Currently, we have 82 morphTests, 47 of which pass.

Tests that don't pass (as of 4-10 at 1pm):

  • most of the inflected transitive verbs
  • nouns and verbs with phonological alternations. We're not sure how to predict when such alternations will occur, so we're not sure of the best way to deal with them.
  • complex verbs. We currently have seven morphTests for verbs that include non-obligatory morphology. We haven't added those morphotactics to the transducer yet, mostly because there are about 20 possible morpheme spots per verb, so there are many additional morphemes to implement.

From the top unknown words in our corpus, we determined the analyses of the following:

  • dü <pro><perf>
  • tseꞌe <disc><asrt>
  • maas <adj>
  • ꞌax <disc>
  • juuꞌ <pro>
  • laata <n>

By adding these to our transducer, however, our coverage only went from 0.41 to 0.47. Something that seems to be happening is that some saltillos are being treated as word boundaries. This is why we're getting bits like e and tse as unknown words, when really, at least some of those tokens are tseꞌe. But I'm not sure why this is happening.

Evaluation

We currently have at least 78 stems in the transducer. It may be over twice as many, but I'm not sure whether to count stem alternations (as written in multi-column lexicons) as one each, or as alternations for one stem.

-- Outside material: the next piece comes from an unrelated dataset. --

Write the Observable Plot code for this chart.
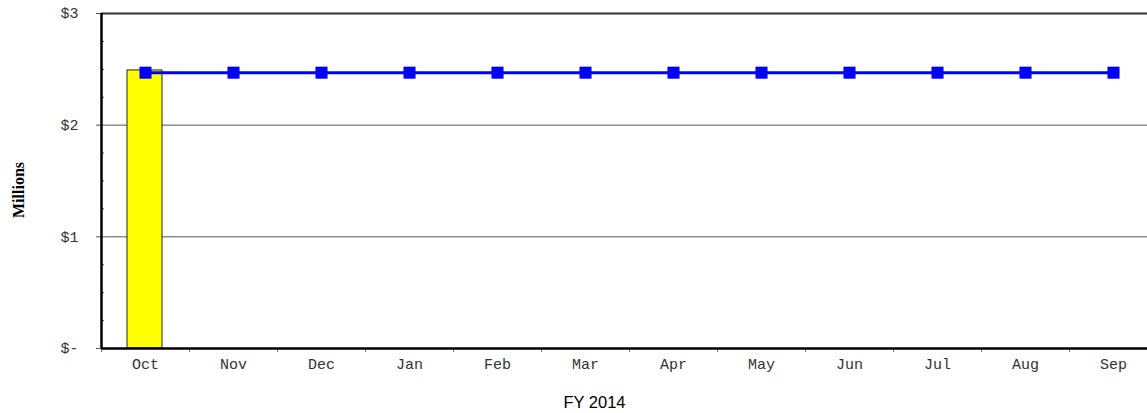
<!DOCTYPE html>
<html>
<head>
<meta charset="utf-8">
<script src="https://cdn.jsdelivr.net/npm/d3@7"></script>
<script src="https://cdn.jsdelivr.net/npm/@observablehq/plot@0.6"></script>
<style>
  html, body { margin: 0; padding: 0; background: #fff; overflow: hidden; }
  #chart svg { display: block; max-width: none !important; }
</style>
</head>
<body>
<div id="chart"></div>
<script>
const months = ["Oct","Nov","Dec","Jan","Feb","Mar","Apr","May","Jun","Jul","Aug","Sep"];
const barValues = [2.49, null, null, null, null, null, null, null, null, null, null, null];
const lineValues = [2.47, 2.47, 2.47, 2.47, 2.47, 2.47, 2.47, 2.47, 2.47, 2.47, 2.47, 2.47];
const yMajorTicks = [0, 1, 2, 3];
const yTickLabels = ["$-", "$1", "$2", "$3"];
const yMinorTicks = [0.25, 0.5, 0.75, 1.25, 1.5, 1.75, 2.25, 2.5, 2.75];
const yAxisTitle = "Millions";
const xAxisTitle = "FY 2014";

const barData = months.map((m, i) => ({month: m, value: barValues[i]})).filter(d => d.value != null);
const lineData = months.map((m, i) => ({month: m, value: lineValues[i]}));

const W = 1158, H = 413, ML = 101, MR = 1, MT = 13, MB = 65;
const step = (W - ML - MR) / months.length;
const mono = "'Liberation Mono', 'Courier New', monospace";

const chart = Plot.plot({
  width: W,
  height: H,
  marginLeft: ML,
  marginRight: MR,
  marginTop: MT,
  marginBottom: MB,
  style: {background: "#fff", fontFamily: mono, fontSize: "15px", color: "#222", overflow: "visible", maxWidth: "none"},
  x: {type: "band", domain: months, paddingInner: 0, paddingOuter: 0, round: false},
  y: {type: "linear", domain: [0, 3]},
  marks: [
    Plot.ruleY([1, 2], {stroke: "#555", strokeWidth: 1}),
    Plot.ruleY([3], {stroke: "#333", strokeWidth: 2}),
    Plot.barY(barData, {x: "month", y: "value", fill: "#ffff00", stroke: "#222", strokeWidth: 1, insetLeft: 26, insetRight: 27}),
    Plot.axisY({ticks: yMajorTicks, tickFormat: (d) => yTickLabels[yMajorTicks.indexOf(d)], tickSize: 5, tickPadding: 18, stroke: "#555", fontSize: 15, fill: "#333", label: null}),
    Plot.axisY({ticks: yMinorTicks, tickSize: 3, dx: 3, text: null, stroke: "#555", label: null}),
    Plot.axisX({tickSize: 0, tickPadding: 10, fontSize: 15, fill: "#333", label: null}),
    Plot.axisX({tickSize: 4, text: null, dx: -step / 2, stroke: "#777", label: null}),
    Plot.ruleX([months[0]], {dx: -step / 2, stroke: "#000", strokeWidth: 2.5}),
    Plot.ruleY([0], {stroke: "#000", strokeWidth: 2.5}),
    Plot.line(lineData, {x: "month", y: "value", stroke: "#0000ff", strokeWidth: 3}),
    Plot.dot(lineData, {x: "month", y: "value", symbol: "square", r: 6.8, fill: "#0000ff", stroke: "none"}),
    Plot.text([yAxisTitle], {frameAnchor: "left", dx: -83, dy: 37, rotate: -90, fontFamily: "'Liberation Serif', 'Times New Roman', serif", fontWeight: "bold", fontSize: 16, fill: "#000"}),
    Plot.text([xAxisTitle], {frameAnchor: "bottom", dy: 59, dx: -35, fontFamily: "'Liberation Sans', Arial, sans-serif", fontSize: 16.5, fill: "#000"})
  ]
});

document.getElementById("chart").appendChild(chart);
</script>
</body>
</html>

Current coverage over corpus: 0.47%.

Current list of top unknown words:

  • e
  • ax
  • tse
  • ve
  • juu
  • apiv
  • k
  • y
  • jats
  • em
  • üü
  • ëëts
  • èts
  • pi
  • müjit
  • kajha
  • jüdü
  • ijt

Note that most of these aren't actually words, but rather parts of words, or words just missing saltillos. Not sure why they aren't being correctly analyzed.

In mto.yaml, 47 out of 82 tests currently pass. In commonwords.yaml, 6 out of 20 tests currently pass.

Generator Evaluation

Initial evaluation of morphological generation

Upon replacing all apostrophes in mto.yaml with saltillos, the number of passings tests jumped from 47 to 62. While good that the issue wasn't due to errors in our patterns, this does mean that our current spellrelax rule for dealing with apostrophes and saltillos and whatnot isn't working correctly. I'll try to fix that during this morphological generation assignment.

  • Total morphological analysis tests: 82
  • Number passing: 62
  • Number failing: 20

I also went into the monolingual mto corpus and replaced all apostrophes with saltillos. This seems to have fixed the issue mentioned above, where segments of words were being analyzed as full words (and thus getting counted in the unknown forms). This has also technically reduced our corpus coverage, from 0.47 to 0.42, but this number seems to be much more accurate.

Now, the top unknown words are actually words:

  • veꞌem
  • jats
  • ꞌëëts
  • yꞌijt
  • veꞌm
  • müjit
  • kahja
  • and so on

Initial generation test:

  • Total: 120
  • Passes: 67
  • Fails: 53

Final evaluation of morphological generation

Number of passing and failing generation tests:

  • Total: 89
    • Passes: 75
    • Fails: 14

Number of added twol rules: 5

Current corpus coverage: 317/724 , 44%,